Your task is to repeat the lines below exactly, excluding any pictures they contain.

• **Records supplied**:
+++
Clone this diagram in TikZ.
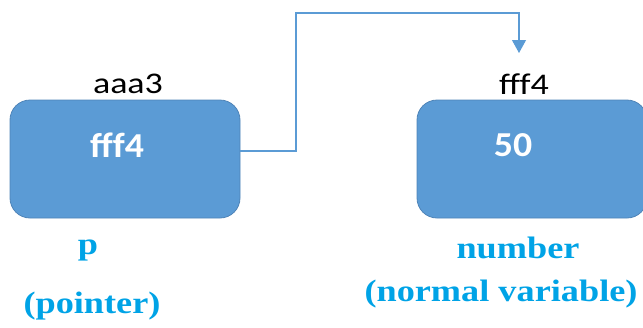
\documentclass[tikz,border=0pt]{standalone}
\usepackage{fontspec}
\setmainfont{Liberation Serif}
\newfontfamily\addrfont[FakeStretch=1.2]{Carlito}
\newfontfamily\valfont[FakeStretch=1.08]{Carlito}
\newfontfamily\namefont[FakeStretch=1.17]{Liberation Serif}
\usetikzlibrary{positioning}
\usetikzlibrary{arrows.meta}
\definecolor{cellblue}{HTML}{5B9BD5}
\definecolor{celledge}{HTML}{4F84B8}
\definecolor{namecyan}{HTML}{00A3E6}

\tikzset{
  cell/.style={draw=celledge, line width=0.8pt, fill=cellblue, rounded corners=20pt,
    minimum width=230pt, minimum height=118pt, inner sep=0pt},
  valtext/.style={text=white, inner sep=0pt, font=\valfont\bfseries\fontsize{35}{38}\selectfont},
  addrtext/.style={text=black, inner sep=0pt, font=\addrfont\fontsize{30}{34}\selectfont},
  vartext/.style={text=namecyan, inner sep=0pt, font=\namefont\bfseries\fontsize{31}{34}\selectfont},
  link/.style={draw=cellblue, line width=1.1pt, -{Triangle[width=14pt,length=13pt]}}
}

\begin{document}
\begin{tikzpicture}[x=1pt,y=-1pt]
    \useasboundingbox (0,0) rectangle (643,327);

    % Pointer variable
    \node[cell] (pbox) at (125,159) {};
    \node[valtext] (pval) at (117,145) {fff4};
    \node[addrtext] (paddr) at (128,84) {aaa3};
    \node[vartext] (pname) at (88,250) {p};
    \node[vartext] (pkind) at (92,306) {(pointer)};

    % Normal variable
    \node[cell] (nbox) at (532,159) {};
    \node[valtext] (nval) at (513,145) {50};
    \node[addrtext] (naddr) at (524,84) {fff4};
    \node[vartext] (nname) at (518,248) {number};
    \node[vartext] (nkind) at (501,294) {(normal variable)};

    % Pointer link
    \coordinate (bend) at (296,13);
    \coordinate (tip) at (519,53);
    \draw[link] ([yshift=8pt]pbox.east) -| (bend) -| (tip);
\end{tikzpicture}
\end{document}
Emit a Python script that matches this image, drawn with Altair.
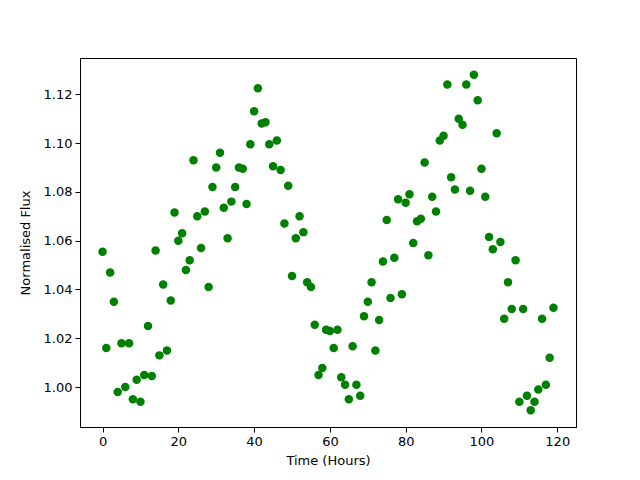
+++
• **Solution to this task**:
Clone this diagram in TikZ.
\documentclass[tikz,border=0pt]{standalone}
\usepackage{fontspec}
\setmainfont{Liberation Serif}
\newfontfamily\addrfont[FakeStretch=1.2]{Carlito}
\newfontfamily\valfont[FakeStretch=1.08]{Carlito}
\newfontfamily\namefont[FakeStretch=1.17]{Liberation Serif}
\usetikzlibrary{positioning}
\usetikzlibrary{arrows.meta}
\definecolor{cellblue}{HTML}{5B9BD5}
\definecolor{celledge}{HTML}{4F84B8}
\definecolor{namecyan}{HTML}{00A3E6}

\tikzset{
  cell/.style={draw=celledge, line width=0.8pt, fill=cellblue, rounded corners=20pt,
    minimum width=230pt, minimum height=118pt, inner sep=0pt},
  valtext/.style={text=white, inner sep=0pt, font=\valfont\bfseries\fontsize{35}{38}\selectfont},
  addrtext/.style={text=black, inner sep=0pt, font=\addrfont\fontsize{30}{34}\selectfont},
  vartext/.style={text=namecyan, inner sep=0pt, font=\namefont\bfseries\fontsize{31}{34}\selectfont},
  link/.style={draw=cellblue, line width=1.1pt, -{Triangle[width=14pt,length=13pt]}}
}

\begin{document}
\begin{tikzpicture}[x=1pt,y=-1pt]
    \useasboundingbox (0,0) rectangle (643,327);

    % Pointer variable
    \node[cell] (pbox) at (125,159) {};
    \node[valtext] (pval) at (117,145) {fff4};
    \node[addrtext] (paddr) at (128,84) {aaa3};
    \node[vartext] (pname) at (88,250) {p};
    \node[vartext] (pkind) at (92,306) {(pointer)};

    % Normal variable
    \node[cell] (nbox) at (532,159) {};
    \node[valtext] (nval) at (513,145) {50};
    \node[addrtext] (naddr) at (524,84) {fff4};
    \node[vartext] (nname) at (518,248) {number};
    \node[vartext] (nkind) at (501,294) {(normal variable)};

    % Pointer link
    \coordinate (bend) at (296,13);
    \coordinate (tip) at (519,53);
    \draw[link] ([yshift=8pt]pbox.east) -| (bend) -| (tip);
\end{tikzpicture}
\end{document}
Emit a Python script that matches this image, drawn with Altair.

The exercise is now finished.